Roger Kerr: The Lever of Riches
The Lever of Riches
By Roger Kerr who is the executive director of the New Zealand Business Roundtable.
The human body has many amazing features that enable us to create wealth. We can labour with our limbs and muscles. We can manipulate objects with our hands. We can use our brains to reason, imagine and invent. And we can use our spirit and individual talents to comfort, inspire, create and entertain.
The work we all do, the way – and how well – we use these attributes is the key determinant of the country’s productivity, and thus how well we live. By ensuring as a nation that we’re doing what we do best and trading for the rest, we improve productivity and our standard of living.
Productivity, described by American economist Joel Mokyr as the “lever of riches”, is a hot topic these days, and rightly so: it’s the single most important contributor to reducing poverty, increasing leisure time and meeting health, education, environmental and cultural needs.
That’s why New Zealanders should react with alarm to the news last week that the rate of growth in labour productivity (that’s the amount of goods and services produced from each hour of a worker’s time) was the lowest on record. Whereas we had strong growth in productivity (2.7% a year on average) following the reforms of the 1980s and early 1990s and up to the year ending March 2000, in the last six years that figure has fallen to an average of 1.2%, and an all-time low of 0.4% for the year ending March 2006.
What drives productivity? Trade and competition play a powerful role. Open markets force businesses to perform better. Resources shift to their best uses. Through trade, firms can access cheaper inputs, tap into larger pools of capital and technology, expand their markets and take advantage of economies of scale. The scope is limitless.
Low taxes and the absence of stifling regulation also encourage productivity growth. They give people the incentives and capabilities to be entrepreneurial and improve their lot.
Improving worker training and knowledge, having better technology or more capital to work with, making best use of natural resources and inventing new ways to do things increase productivity. Henry Ford’s development of the assembly line in 1931 is a popular example of a spectacular productivity leap: it reduced the number of hours required to make a car from 17 to one and a half, dramatically cutting the cost of production and making the car affordable.
Ford’s invention effectively pushed his workers up the ‘hierarchy of human talent’. With the creation of machines and tools that can perform tasks better and cheaper than human muscle and basic brain power, people move to jobs that use other, more sophisticated human talents like creativity and people skills. At the same time, manual jobs like sewing machining, assembly line work and telephone operations shift to lower-wage countries where workers can perform them more cheaply. In this way the economy sheds ‘lower order’ jobs, and adds ‘higher order’ jobs like nurses, lawyers, chefs, recreation and hospitality workers, designers and architects, hair stylists and beauty therapists, financial advisors, tourism operators, and so on.
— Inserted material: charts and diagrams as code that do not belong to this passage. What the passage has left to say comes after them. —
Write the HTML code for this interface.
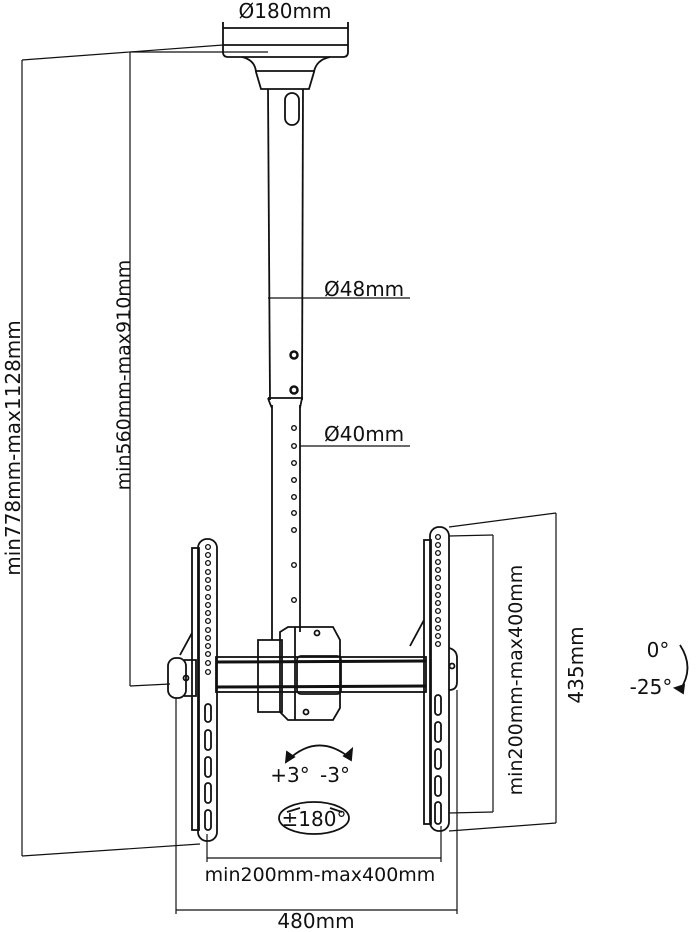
<!DOCTYPE html>
<html><head><meta charset="utf-8"><style>
html,body{margin:0;padding:0;background:#fff;}
svg{display:block;}
text{font-family:"DejaVu Sans","Liberation Sans",sans-serif;fill:#111;}
</style></head><body>
<svg width="697" height="932" viewBox="0 0 697 932" xmlns="http://www.w3.org/2000/svg">
<g fill="none" stroke="#111" stroke-width="1.8">
<!-- ceiling plate -->
<path d="M223 22 V52 Q223 57 228 57 H343 Q348 57 348 52 V22"/>
<line x1="223" y1="28" x2="348" y2="28"/>
<line x1="223" y1="45" x2="348" y2="45"/>
<path d="M242 57 Q255 60 256 72 L261 89 H309 L314 72 Q316 60 330 57"/>
<line x1="256" y1="71" x2="315" y2="71"/>
<!-- upper tube -->
<line x1="268" y1="89" x2="270" y2="400"/>
<line x1="303" y1="89" x2="302" y2="400"/>
<rect x="285" y="93" width="14" height="32" rx="7"/>
<path d="M268 398 Q270 404 272 408 M302 398 L300 408"/>
<line x1="268" y1="398" x2="303" y2="398"/>
<circle cx="294" cy="355" r="3.5" stroke-width="2.5"/><circle cx="294" cy="390" r="3.5" stroke-width="2.5"/>
<!-- lower tube -->
<line x1="272" y1="405" x2="272" y2="640"/>
<line x1="300" y1="405" x2="300" y2="632"/>
<g stroke-width="1.4">
<circle cx="294" cy="428" r="2.3"/><circle cx="294" cy="446" r="2.3"/><circle cx="294" cy="463" r="2.3"/>
<circle cx="294" cy="480" r="2.3"/><circle cx="294" cy="497" r="2.3"/><circle cx="294" cy="513" r="2.3"/>
<circle cx="294" cy="530" r="2.3"/><circle cx="294" cy="565" r="2.3"/><circle cx="294" cy="600" r="2.3"/>
</g>
<!-- crossbar -->
<rect x="216" y="657" width="210" height="35"/>
<line x1="216" y1="662" x2="426" y2="661" stroke-width="3"/>
<line x1="216" y1="687" x2="426" y2="686" stroke-width="3"/>
<!-- clamp -->
<path d="M258 640 H282 V712 H258 Z"/>
<path d="M280 632 L288 627 H333 L340 640 V708 L333 720 H288 L280 712 Z"/>
<line x1="295" y1="627" x2="295" y2="720"/>
<rect x="297" y="656" width="44" height="38" rx="4"/>
<circle cx="317" cy="633" r="2.5"/><circle cx="306" cy="712" r="2.5"/>
<!-- left bracket -->
<rect x="192" y="548" width="7" height="282"/>
<rect x="198" y="539" width="19" height="302" rx="9"/>
<g stroke-width="1.3">
<circle cx="208" cy="547" r="2.4"/><circle cx="208" cy="555" r="2.4"/><circle cx="208" cy="563" r="2.4"/><circle cx="208" cy="572" r="2.4"/><circle cx="208" cy="580" r="2.4"/><circle cx="208" cy="588" r="2.4"/><circle cx="208" cy="597" r="2.4"/><circle cx="208" cy="605" r="2.4"/><circle cx="208" cy="613" r="2.4"/><circle cx="208" cy="621" r="2.4"/><circle cx="208" cy="630" r="2.4"/><circle cx="208" cy="638" r="2.4"/><circle cx="208" cy="646" r="2.4"/><circle cx="208" cy="654" r="2.4"/><circle cx="208" cy="663" r="2.4"/><circle cx="208" cy="672" r="2.4"/>
</g>
<rect x="205" y="704" width="6" height="18" rx="3"/><rect x="205" y="730" width="6" height="20" rx="3"/><rect x="205" y="757" width="6" height="20" rx="3"/><rect x="205" y="783" width="6" height="20" rx="3"/><rect x="205" y="810" width="6" height="20" rx="3"/>
<path d="M192 633 L180 655"/>
<rect x="168" y="658" width="18" height="40" rx="8"/>
<path d="M184 660 H196 V696 H184"/>
<circle cx="186" cy="678" r="2.5"/>
<!-- right bracket -->
<rect x="424" y="540" width="7" height="284"/>
<rect x="430" y="527" width="19" height="304" rx="9"/>
<g stroke-width="1.3">
<circle cx="438" cy="537" r="2.4"/><circle cx="438" cy="545" r="2.4"/><circle cx="438" cy="553" r="2.4"/><circle cx="438" cy="562" r="2.4"/><circle cx="438" cy="570" r="2.4"/><circle cx="438" cy="578" r="2.4"/><circle cx="438" cy="587" r="2.4"/><circle cx="438" cy="595" r="2.4"/><circle cx="438" cy="603" r="2.4"/><circle cx="438" cy="611" r="2.4"/><circle cx="438" cy="620" r="2.4"/><circle cx="438" cy="628" r="2.4"/><circle cx="438" cy="636" r="2.4"/><circle cx="438" cy="644" r="2.4"/>
</g>
<rect x="435" y="695" width="6" height="20" rx="3"/><rect x="435" y="722" width="6" height="20" rx="3"/><rect x="435" y="749" width="6" height="20" rx="3"/><rect x="435" y="776" width="6" height="20" rx="3"/><rect x="435" y="802" width="6" height="22" rx="3"/>
<path d="M424 620 L410 646"/>
<path d="M449 648 Q457 650 457 658 V682 Q457 690 449 690"/>
<circle cx="452" cy="666" r="2.5"/>
<!-- dimension lines -->
<g stroke-width="1.2">
<line x1="22" y1="60" x2="223" y2="45"/>
<line x1="22" y1="60" x2="22" y2="856"/>
<line x1="22" y1="856" x2="200" y2="844"/>
<line x1="130" y1="52" x2="268" y2="52"/>
<line x1="130" y1="52" x2="130" y2="686"/>
<line x1="130" y1="686" x2="170" y2="684"/>
<line x1="268" y1="298" x2="410" y2="298"/>
<line x1="300" y1="446" x2="410" y2="446"/>
<line x1="449" y1="536" x2="493" y2="535"/>
<line x1="493" y1="535" x2="493" y2="812"/>
<line x1="449" y1="813" x2="493" y2="812"/>
<line x1="449" y1="527" x2="556" y2="513"/>
<line x1="556" y1="513" x2="556" y2="823"/>
<line x1="449" y1="831" x2="556" y2="823"/>
<line x1="207" y1="834" x2="207" y2="862"/>
<line x1="441" y1="826" x2="441" y2="862"/>
<line x1="207" y1="858" x2="441" y2="858"/>
<line x1="176" y1="698" x2="176" y2="914"/>
<line x1="457" y1="690" x2="457" y2="914"/>
<line x1="176" y1="910" x2="457" y2="910"/>
<line x1="223" y1="22" x2="223" y2="30"/><line x1="348" y1="22" x2="348" y2="30"/>
</g>
<!-- rotation arcs -->
<path d="M288 760 Q318 732 350 758"/>
<path d="M287 752 L286 762 L294 757 Z" fill="#111"/>
<path d="M352 749 L351 760 L344 756 Z" fill="#111"/>
<ellipse cx="314" cy="818" rx="35" ry="16"/>
<path d="M287 812 L300 808 M330 808 L342 812"/>
<path d="M680 645 Q695 668 680 690"/>
<path d="M675 688 L683 693 L684 685 Z" fill="#111"/>
</g>
<g font-size="20">
<text x="285" y="18" text-anchor="middle">Ø180mm</text>
<text x="324" y="296">Ø48mm</text>
<text x="324" y="441">Ø40mm</text>
<text transform="translate(20,448) rotate(-90)" text-anchor="middle">min778mm-max1128mm</text>
<text transform="translate(130,375) rotate(-90)" text-anchor="middle" font-size="19">min560mm-max910mm</text>
<text transform="translate(522,680) rotate(-90)" text-anchor="middle" font-size="19">min200mm-max400mm</text>
<text transform="translate(583,665) rotate(-90)" text-anchor="middle">435mm</text>
<text x="320" y="881" text-anchor="middle" font-size="19">min200mm-max400mm</text>
<text x="316" y="928" text-anchor="middle">480mm</text>
<text x="290" y="782" text-anchor="middle">+3°</text>
<text x="335" y="782" text-anchor="middle">-3°</text>
<text x="314" y="826" text-anchor="middle">±180°</text>
<text x="658" y="657" text-anchor="middle">0°</text>
<text x="651" y="694" text-anchor="middle">-25°</text>
</g>
</svg>
</body></html>
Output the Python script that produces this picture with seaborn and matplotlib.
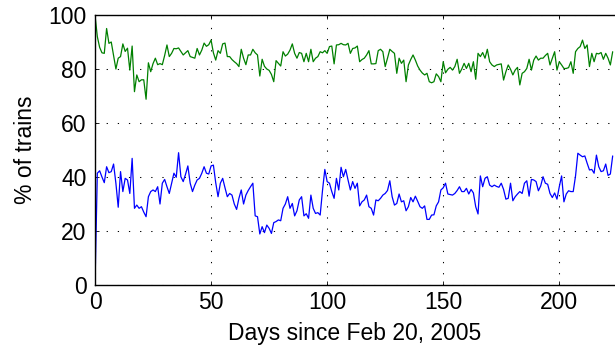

Such changes in the talent hierarchy inevitably involve turmoil. It’s not surprising that many people cling to the status quo and want to preserve old jobs at all costs. But if society is to reap the gains from productivity and enjoy a rising standard of living, it has to endure the upheaval.
In 1800, 95 of every 100 Americans were needed to feed the country. By 1900 it took 40. Today it takes just three, and the United States, with less than one fifth of the world’s population, produces almost 25% of the world’s food.
New Zealand has a similar story. At the close of the twentieth century, with a vastly reduced share of the labour force, we produced 2000 times more butter, 40 times more lamb and 500 times more beef than we did a hundred years before.
There were wrenching changes for American and New Zealand families caught up in the exodus from farming back then. But long hours of toiling in the fields have given way to shorter work weeks in a dizzying array of new jobs, producing an equally dizzying array of goods and services. And no one today would seriously advocate ditching tractors and other farm machinery and returning to shovels and hoes, any more than we’d want to go back to old-style telephone exchanges or typewriters. Work would be harder, prices would be higher and wages would be lower.
So why the fall-off in New Zealand’s productivity? It’s clear that, despite its stated goal of lifting productivity in the interests of raising New Zealand incomes to the top half of the OECD, the government’s strategy is not working. High government spending and taxation, increasing regulation, more restrictive employment law and many other interventions are hindering the changes that are the lifeblood of productivity. Countries, like New Zealand, that impede the ‘lever of riches’, not only fall behind in the race for competitiveness and productivity but in the living standards of their citizens.